-- START Available data --
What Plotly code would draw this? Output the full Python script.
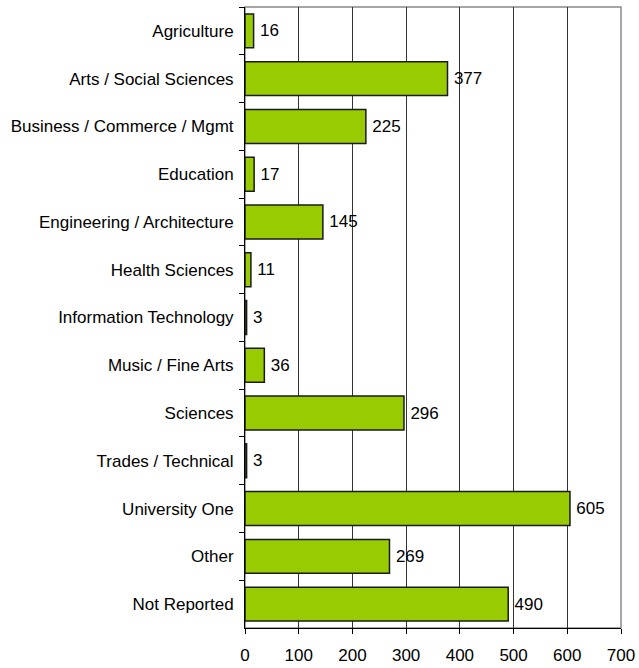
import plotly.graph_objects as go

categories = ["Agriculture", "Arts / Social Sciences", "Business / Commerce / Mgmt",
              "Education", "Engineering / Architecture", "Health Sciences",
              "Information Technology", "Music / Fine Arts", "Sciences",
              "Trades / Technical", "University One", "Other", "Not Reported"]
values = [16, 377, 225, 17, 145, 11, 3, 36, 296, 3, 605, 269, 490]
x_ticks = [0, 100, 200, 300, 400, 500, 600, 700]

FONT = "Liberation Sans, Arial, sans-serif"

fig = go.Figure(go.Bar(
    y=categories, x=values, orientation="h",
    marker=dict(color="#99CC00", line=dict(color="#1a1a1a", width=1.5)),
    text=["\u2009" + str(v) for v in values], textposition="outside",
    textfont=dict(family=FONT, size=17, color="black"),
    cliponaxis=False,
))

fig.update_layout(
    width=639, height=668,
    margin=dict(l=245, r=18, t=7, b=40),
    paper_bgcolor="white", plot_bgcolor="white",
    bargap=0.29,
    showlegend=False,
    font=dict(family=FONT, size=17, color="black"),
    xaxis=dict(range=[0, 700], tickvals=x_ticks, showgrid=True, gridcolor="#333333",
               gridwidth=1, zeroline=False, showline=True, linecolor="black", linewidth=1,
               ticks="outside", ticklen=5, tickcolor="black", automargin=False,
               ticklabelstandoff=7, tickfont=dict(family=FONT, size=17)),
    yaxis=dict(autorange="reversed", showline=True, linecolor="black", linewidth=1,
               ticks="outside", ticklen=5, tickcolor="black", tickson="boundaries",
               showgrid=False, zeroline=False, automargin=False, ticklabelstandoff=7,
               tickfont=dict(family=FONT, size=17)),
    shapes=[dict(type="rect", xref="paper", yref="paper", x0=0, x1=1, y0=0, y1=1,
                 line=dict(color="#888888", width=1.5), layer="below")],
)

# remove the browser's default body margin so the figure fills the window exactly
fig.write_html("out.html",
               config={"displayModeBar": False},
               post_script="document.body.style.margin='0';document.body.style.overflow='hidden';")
-- END Available data --
Problem description = Repeat the data above exactly, but not the pictures.

Exercise result =
What Plotly code would draw this? Output the full Python script.
import plotly.graph_objects as go

categories = ["Agriculture", "Arts / Social Sciences", "Business / Commerce / Mgmt",
              "Education", "Engineering / Architecture", "Health Sciences",
              "Information Technology", "Music / Fine Arts", "Sciences",
              "Trades / Technical", "University One", "Other", "Not Reported"]
values = [16, 377, 225, 17, 145, 11, 3, 36, 296, 3, 605, 269, 490]
x_ticks = [0, 100, 200, 300, 400, 500, 600, 700]

FONT = "Liberation Sans, Arial, sans-serif"

fig = go.Figure(go.Bar(
    y=categories, x=values, orientation="h",
    marker=dict(color="#99CC00", line=dict(color="#1a1a1a", width=1.5)),
    text=["\u2009" + str(v) for v in values], textposition="outside",
    textfont=dict(family=FONT, size=17, color="black"),
    cliponaxis=False,
))

fig.update_layout(
    width=639, height=668,
    margin=dict(l=245, r=18, t=7, b=40),
    paper_bgcolor="white", plot_bgcolor="white",
    bargap=0.29,
    showlegend=False,
    font=dict(family=FONT, size=17, color="black"),
    xaxis=dict(range=[0, 700], tickvals=x_ticks, showgrid=True, gridcolor="#333333",
               gridwidth=1, zeroline=False, showline=True, linecolor="black", linewidth=1,
               ticks="outside", ticklen=5, tickcolor="black", automargin=False,
               ticklabelstandoff=7, tickfont=dict(family=FONT, size=17)),
    yaxis=dict(autorange="reversed", showline=True, linecolor="black", linewidth=1,
               ticks="outside", ticklen=5, tickcolor="black", tickson="boundaries",
               showgrid=False, zeroline=False, automargin=False, ticklabelstandoff=7,
               tickfont=dict(family=FONT, size=17)),
    shapes=[dict(type="rect", xref="paper", yref="paper", x0=0, x1=1, y0=0, y1=1,
                 line=dict(color="#888888", width=1.5), layer="below")],
)

# remove the browser's default body margin so the figure fills the window exactly
fig.write_html("out.html",
               config={"displayModeBar": False},
               post_script="document.body.style.margin='0';document.body.style.overflow='hidden';")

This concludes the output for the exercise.